Full knowledge of the restrictions of the DMCA and a general sense of the ways in which legislation has surrounded it is absolutely vital for the creation of my project; the essential goal of my project is to make a challenge to the DMCA and the restrictions that it has placed on artists, specifically in terms of digital video.

Electronic Frontier Foundation. EFF: Digital Video Restrictions. Electronic Frontier Foundation. 22 November 2006. <http://www.eff.org/IP/digitalvideo/>.

 

As could be expected from an article written by the Electronic Frontier Foundation, this article was firmly opposed to DRM and DMCA restrictions. It gives a general overview of the ways in which digital video technologies are encrytped, and accuses Hollywood of using "scrambling, down-rezzing, and a host of other restrictions" for purposes that have nothing to do with their originally stated intent, the prevention of piracy. Most of the article is occupied by a listing of the ways in which DRM is used on a different digital video technologies, from DVDs to cable TV; each of these descriptions also lists "Why It's Bad" and the ways in which the EFF is planning to fight the restrictions. At the bottom of the web page, there is even a listing of ways in which Hollywood is attempting to expand restrictions on video technologies, from to filling in the "analog hole" to blocking the creation of unrestricted video outputs; each of these newer techniques also has a listing of the ways that the EFF is fighting against it.
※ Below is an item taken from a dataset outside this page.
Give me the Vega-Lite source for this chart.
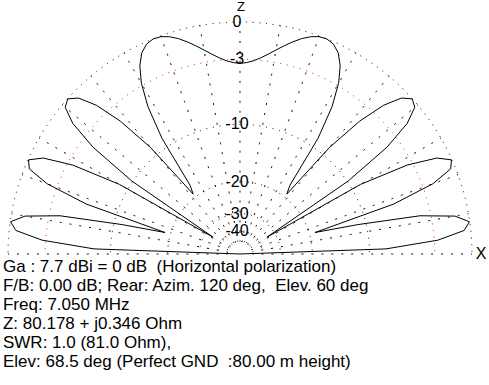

This sort of information will definitely be very important to my project, as the project itself relys on avoiding DRM to use clips from DVDs. Although it is, at the moment, rather easy (albeit illegal) for anyone with certain technical knowledge to bypass the CSS encryption on a DVD, expanding control over these technologies (as Hollywood seeks to do) could definitely make it nearly impossible in the future. This could have many consequences for the creation of appropriation art pieces; I think it would be interesting to judge how a project such as the one that I am working could be created if Hollywood does get its way.